El gobierno de Peña Nieto estaba desesperado. Con cada detención de los supuestos culpables aumentaron la violencia y las torturas contra ellos. Los perpetradores de los abusos se hallaban en todas las fuerzas de seguridad del Estado mexicano; Policía Federal Ministerial, Policía Federal, la Secretaría de la Defensa Nacional y la Secretaría de Marina. No se trató de algunos funcionarios retorcidos sino que fue un método del Estado para imponer su versión a como diera lugar.

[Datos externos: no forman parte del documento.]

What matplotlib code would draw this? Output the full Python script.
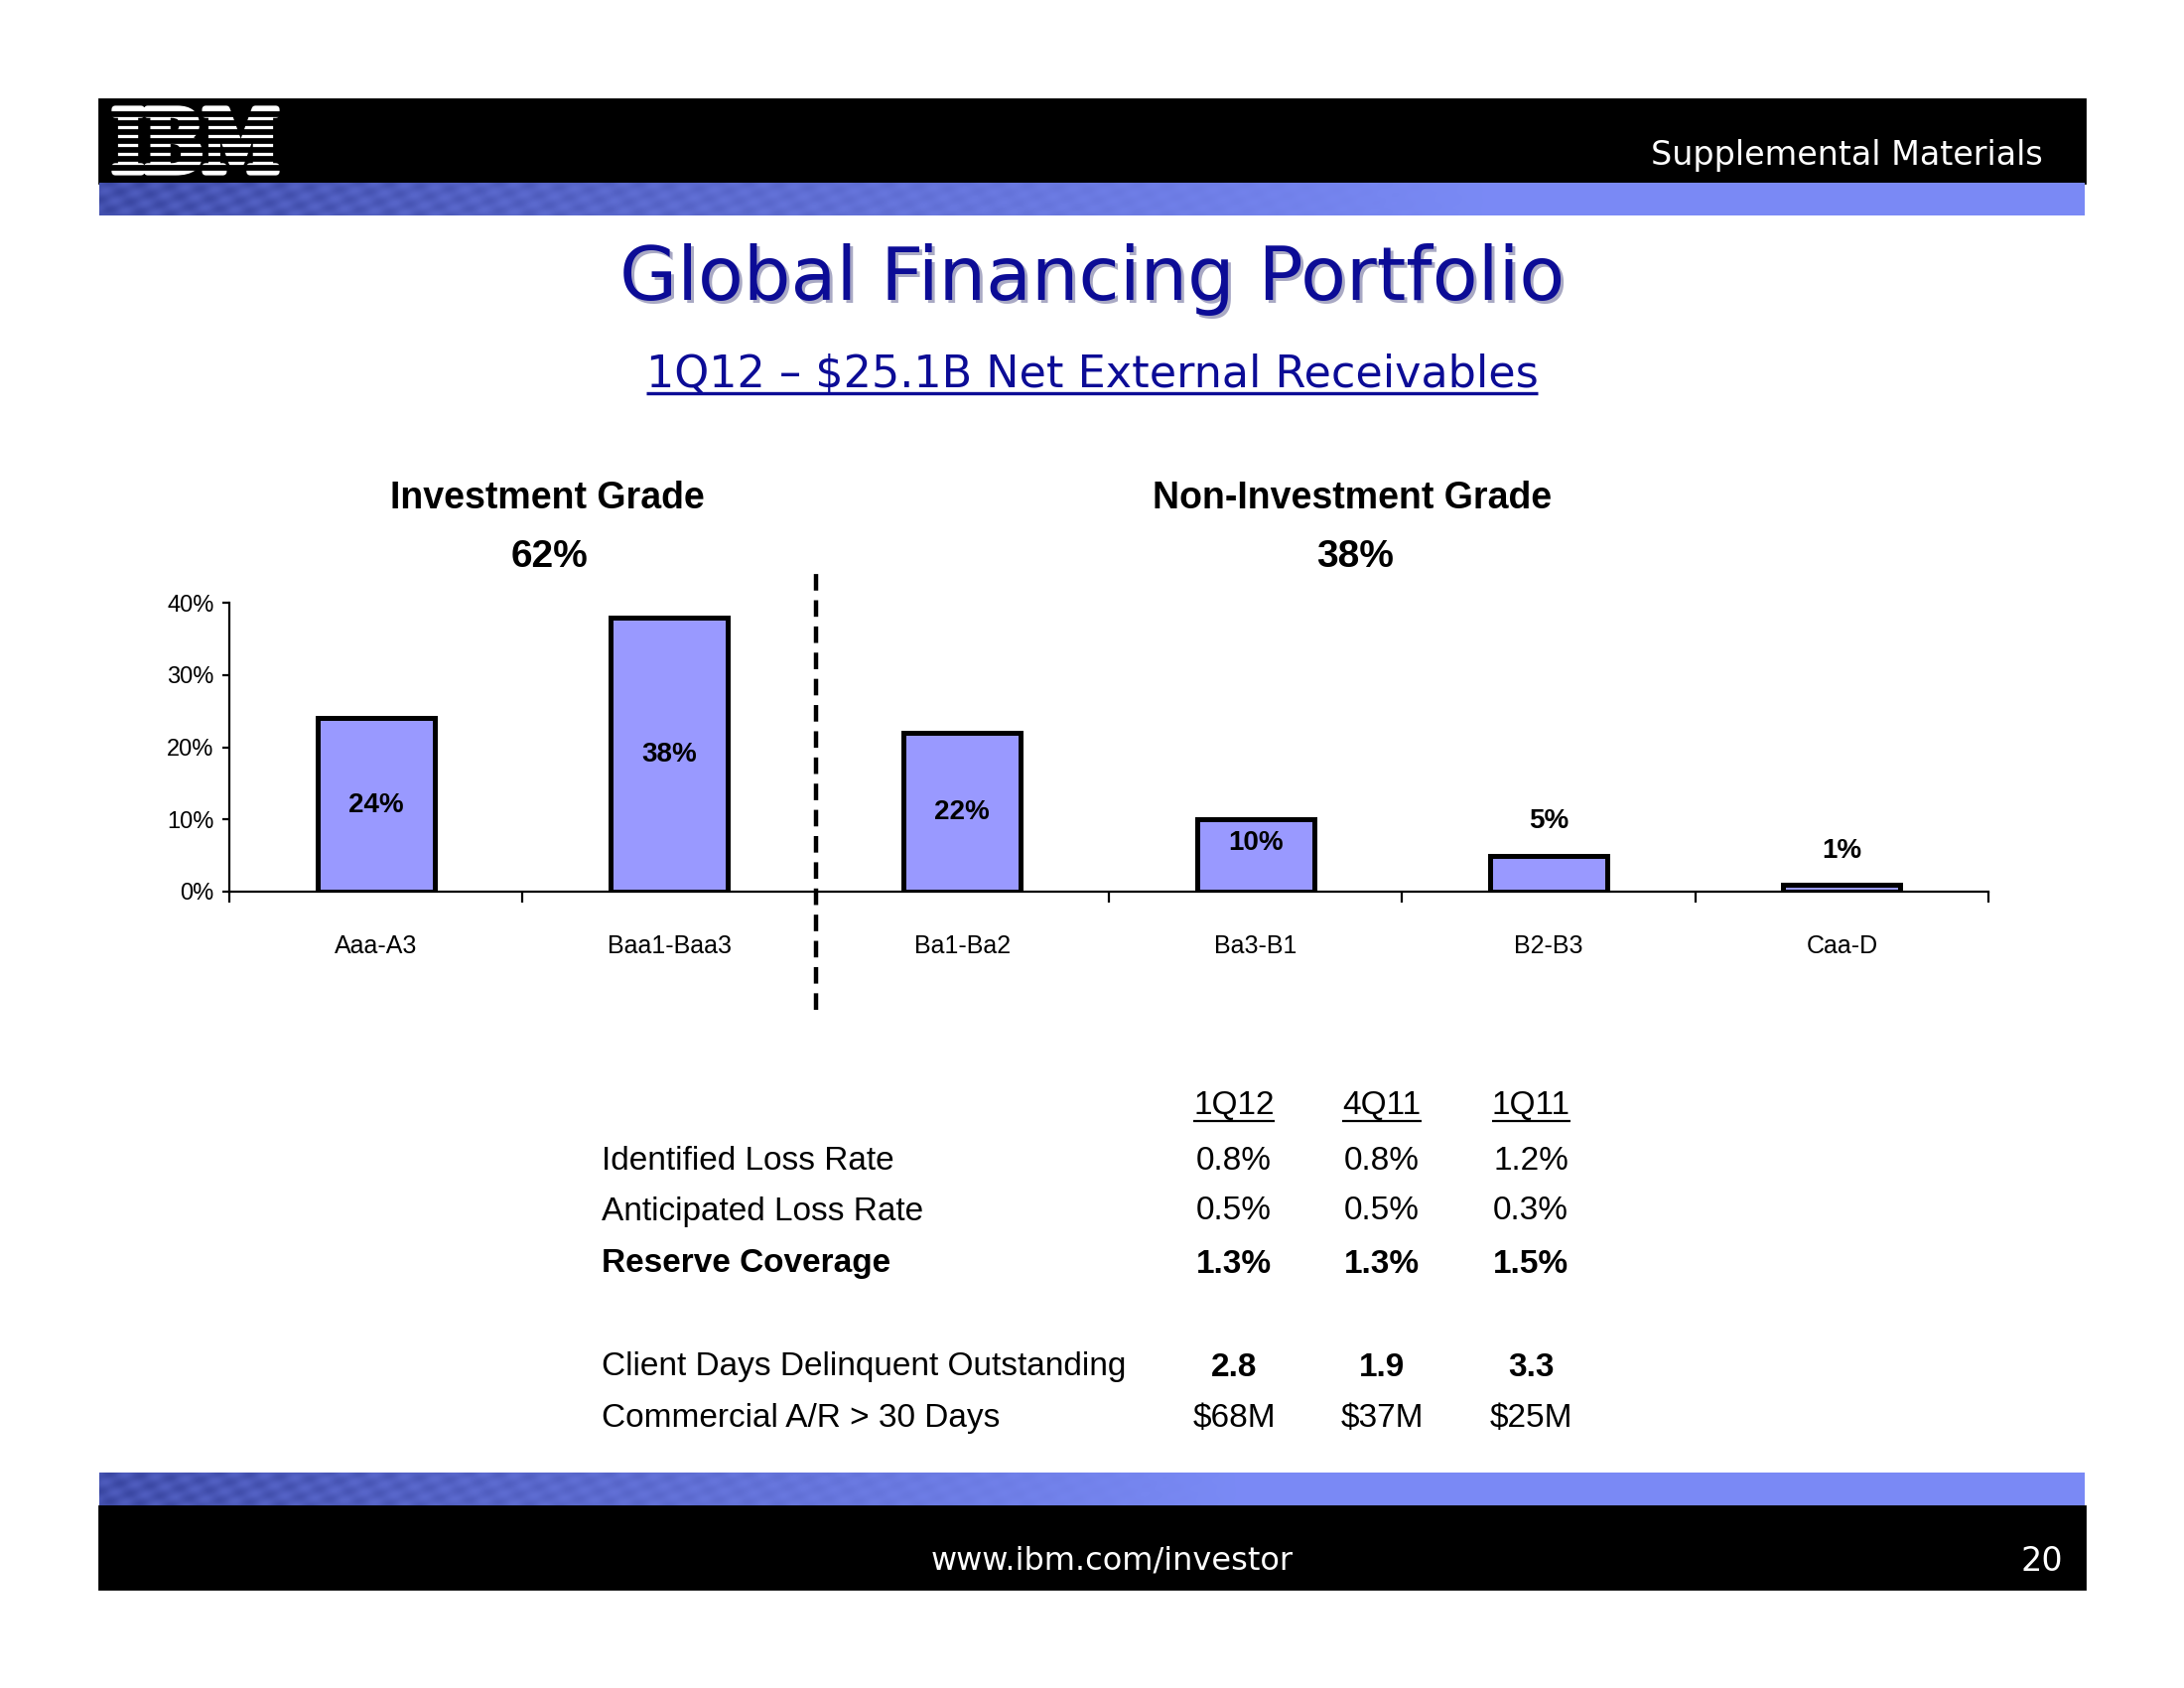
import numpy as np
import matplotlib
matplotlib.use("Agg")
from matplotlib import pyplot as plt
from matplotlib.colors import LinearSegmentedColormap
from matplotlib.textpath import TextPath
from matplotlib.patches import PathPatch, Rectangle
from matplotlib.font_manager import FontProperties
import matplotlib.transforms as mtransforms

plt.rcParams["lines.scale_dashes"] = False

# chart data
ratings = ["Aaa-A3", "Baa1-Baa3", "Ba1-Ba2", "Ba3-B1", "B2-B3", "Caa-D"]
shares = [24, 38, 22, 10, 5, 1]
groups = ["Investment Grade", "Non-Investment Grade"]
group_shares = [62, 38]

# table data
periods = ["1Q12", "4Q11", "1Q11"]
identified_loss = [0.8, 0.8, 1.2]
anticipated_loss = [0.5, 0.5, 0.3]
reserve_coverage = [1.3, 1.3, 1.5]
days_delinquent = [2.8, 1.9, 3.3]
commercial_ar = [68, 37, 25]

narrow = ["Liberation Sans Narrow", "Liberation Sans", "DejaVu Sans"]
arial = ["Liberation Sans", "DejaVu Sans"]
tahoma = ["DejaVu Sans"]
navy = "#0c0c96"

fig = plt.figure(figsize=(11, 8.5), dpi=200)
page = fig.add_axes([0, 0, 1, 1])
page.set_xlim(0, 2200)
page.set_ylim(1700, 0)
page.axis("off")


def band(y0, y1, solid_from):
    # textured blue strip, fading to a flat periwinkle on the right
    xs = np.arange(100, 2100)
    ys = np.arange(y0, y1)
    X, Y = np.meshgrid(xs, ys)
    t = np.clip((X - 100) / (solid_from - 100), 0, 1)
    dots = 0.5 + 0.5 * np.sin(X / 5.0 + Y / 9.0) * np.sin(Y / 3.0 - X / 40.0)
    val = 0.25 + 0.75 * t + 0.25 * dots * (1 - t) - 0.1 * (1 - t)
    cmap = LinearSegmentedColormap.from_list("b", ["#2e3a92", "#5563c6", "#7a8af5"])
    page.imshow(np.clip(val, 0, 1), cmap=cmap, vmin=0, vmax=1, aspect="auto",
                extent=[100, 2100, y1, y0], interpolation="bilinear", zorder=1)


# header
page.add_patch(Rectangle((100, 100), 2000, 84, color="black", zorder=1))
band(184, 217, 1500)
page.text(2058, 156, "Supplemental Materials", color="white", fontsize=12,
          family=tahoma, ha="right", va="center", zorder=3)

# IBM striped logo
tp = TextPath((0, 0), "IBM", size=1, prop=FontProperties(family="DejaVu Serif", weight="bold"))
bb = tp.get_extents()
lx0, lx1, ly0, ly1 = 116, 278, 110, 173
logo_tr = (mtransforms.Affine2D().translate(-bb.x0, -bb.y0)
           .scale((lx1 - lx0) / bb.width, -(ly1 - ly0) / bb.height)
           .translate(lx0, ly1))
page.add_patch(PathPatch(logo_tr.transform_path(tp), facecolor="white", edgecolor="white",
                         linewidth=2.6, joinstyle="round", zorder=3))
ly0, ly1 = 107, 176
bar_h = (ly1 - ly0) / (8 + 7 * 0.4)
gap_h = 0.4 * bar_h
for i in range(7):
    page.add_patch(Rectangle((lx0 - 10, ly0 + (i + 1) * bar_h + i * gap_h), lx1 - lx0 + 20, gap_h,
                             color="black", zorder=4))

# footer
band(1483, 1517, 1250)
page.add_patch(Rectangle((100, 1517), 2000, 83, color="black", zorder=1))
page.text(1120, 1572, "www.ibm.com/investor", color="white", fontsize=11.5,
          family=tahoma, ha="center", va="center", zorder=3)
page.text(2078, 1572, "20", color="white", fontsize=12, family=tahoma,
          ha="right", va="center", zorder=3)

# titles
page.text(1103, 284, "Global Financing Portfolio", color="#a9a9c4", fontsize=27,
          family=tahoma, ha="center", va="center", zorder=2)
page.text(1100, 281, "Global Financing Portfolio", color=navy, fontsize=27,
          family=tahoma, ha="center", va="center", zorder=3)
subtitle = page.text(1100, 377, "1Q12 \u2013 $25.1B Net External Receivables", color=navy,
                     fontsize=16, family=tahoma, ha="center", va="center", zorder=3)

# group headers
for name, pct, cx in zip(groups, group_shares, [551, 1362]):
    page.text(cx, 502, name, fontsize=13.5, family=narrow, weight="bold",
              ha="center", va="center")
    page.text(cx + 3, 561, f"{pct}%", fontsize=14, family=narrow, weight="bold",
              ha="center", va="center")

# bar chart
ax = fig.add_axes([231 / 2200, 1 - 898 / 1700, (2003 - 231) / 2200, (898 - 607) / 1700])
ax.patch.set_alpha(0)
x = np.arange(len(ratings))
ax.bar(x, shares, width=0.4, color="#9999ff", edgecolor="black", linewidth=1.8, zorder=3)
for xi, v in zip(x, shares):
    if v >= 20:
        ly = v / 2
    elif v >= 10:
        ly = v - 3.3
    else:
        ly = v + 4.7
    ax.text(xi, ly, f"{v}%", ha="center", va="center", fontsize=10,
            family=narrow, weight="bold", zorder=4)

ax.set_xlim(-0.5, len(ratings) - 0.5)
ax.set_ylim(0, 40)
ax.set_yticks([0, 10, 20, 30, 40])
ax.set_yticklabels([f"{t}%" for t in [0, 10, 20, 30, 40]], family=narrow, fontsize=8.5)
ax.set_xticks(x)
ax.set_xticklabels(ratings, family=narrow, fontsize=9)
ax.set_xticks(np.arange(-0.5, len(ratings)), minor=True)
ax.tick_params(axis="x", which="major", length=0, pad=15.5)
ax.tick_params(axis="x", which="minor", length=4, width=0.8, direction="out")
ax.tick_params(axis="y", length=2.5, width=0.8, pad=3)
for s in ["top", "right"]:
    ax.spines[s].set_visible(False)
for s in ["left", "bottom"]:
    ax.spines[s].set_linewidth(0.8)
ax.axvline(1.5, ymin=-0.41, ymax=1.12, color="black", linewidth=1.6,
           dashes=(6, 3.5), clip_on=False, zorder=5)

# metrics table
col_x = [1243, 1392, 1542]
headers = []
for px, p in zip(col_x, periods):
    headers.append(page.text(px, 1114, p, fontsize=12, family=arial, ha="center", va="center"))

rows = [
    ("Identified Loss Rate", [f"{v:.1f}%" for v in identified_loss], "normal", "normal", 1170),
    ("Anticipated Loss Rate", [f"{v:.1f}%" for v in anticipated_loss], "normal", "normal", 1220),
    ("Reserve Coverage", [f"{v:.1f}%" for v in reserve_coverage], "bold", "bold", 1273),
    ("Client Days Delinquent Outstanding", [f"{v:.1f}" for v in days_delinquent], "normal", "bold", 1377),
    ("Commercial A/R > 30 Days", [f"${v}M" for v in commercial_ar], "normal", "normal", 1428),
]
for label, vals, lw, vw, ry in rows:
    page.text(606, ry, label, fontsize=12, family=arial, weight=lw, ha="left", va="center")
    for px, v in zip(col_x, vals):
        page.text(px, ry, v, fontsize=12, family=arial, weight=vw, ha="center", va="center")

# underlines
fig.canvas.draw()
renderer = fig.canvas.get_renderer()
inv = page.transData.inverted()
for t, yy, lwid, col in [(subtitle, 396, 1.2, navy)] + [(h, 1129, 0.8, "black") for h in headers]:
    ext = t.get_window_extent(renderer)
    (x0, _), (x1, _) = inv.transform([[ext.x0, ext.y0], [ext.x1, ext.y1]])
    page.plot([x0, x1], [yy, yy], color=col, linewidth=lwid, solid_capstyle="butt")
page.set_xlim(0, 2200)
page.set_ylim(1700, 0)

fig.savefig("out.png", dpi=200)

En esta investigación el lector recorrerá el laberinto del caso, sus trampas, su oscuridad y su luz. Entrará en la Escuela Normal Rural “Raúl Isidro Burgos” y escuchará la intensidad de las voces de los estudiantes. Recorrerá los sórdidos lugares donde se aplicaron torturas para fabricar culpables, así como las oficinas de altos funcionarios donde se pergeñó la mentira. Conocerá de viva voz los testimonios de aquellos que recibieron jugosas ofertas de dinero para que se culparan a sí mismos y a otros para cerrar el incómodo caso. Y descubrirá, nombre por nombre, a quienes participaron en los hechos y en la cadena de encubrimientos.
Ante acontecimientos como el del 26 de septiembre de 2014, ningún país puede seguir adelante sin conocer la verdad a la que tienen derecho las víctimas y la sociedad. Los hechos de Iguala nos obligan a reflexionar sobre el momento que vive México: retratan con crudeza la degradación de las instituciones cuya obligación es procurar justicia y protegernos; al mismo tiempo nos retratan como sociedad, muestran cuáles son nuestros temores más profundos, pero también nuestras esperanzas. En medio de la polarización y la soledad que se vive en un país como México, la gente ha comenzado a olvidar que el dolor, que la injusticia provocada a los otros, debiera ser nuestro propio dolor.